西日本政経懇話会

久留米496回 「自由だがつまらない」 大澤氏 貨幣への欲望で講演/西日本政懇2月例会

oosawakurume.jpg西日本政経懇話会の2月例会が24日、久留米市であり、社会学者の大澤真幸氏が「〈格差〉の問題から〈自由〉の問題へ―ピケティの資本論を超えて」の演題で講演した。要旨は次の通り。

 トマ・ピケティ氏は「資本の収益率は必ず経済成長率より大きい」とした上で、資産がある金持ちに富が集中し、格差が拡大しているとしている。この理論は19世紀のカール・マルクスの概念にある「剰余価値」に当たる。

 資本家の原形は守銭奴。「金を使うことで、一層もうかる」という逆説に気付いた守銭奴が資本家になった。守銭奴は具体的なモノへの欲望はなく、何にでもなり得る「形式=貨幣」を欲している。これが余剰価値への欲望につながる。
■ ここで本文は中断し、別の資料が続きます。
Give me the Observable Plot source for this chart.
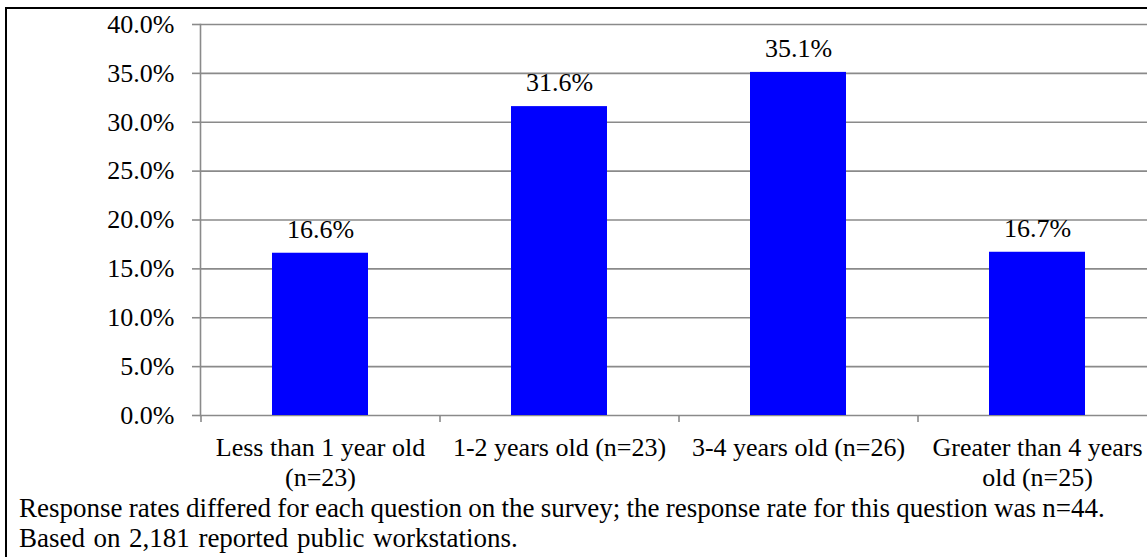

 モノや行動は貨幣で表現された瞬間に何か低級なものに成り下がる。しかし資本主義のシステムでは低級な「貨幣への欲望」が高級な「道徳の価値」に必ず勝つ。貨幣への欲望に取り込まれると、全ての行動が金をもらうための手段になり、行動がつまらなく感じられるようになる。

 自分の選択に有意義な感覚が持てない「自由の蒸発」の状態が生まれ、「自由だけれどつまらない」という感覚になる。現代を貫いている貨幣への欲望は、人の行為から有意義な感覚を抜き去っていく。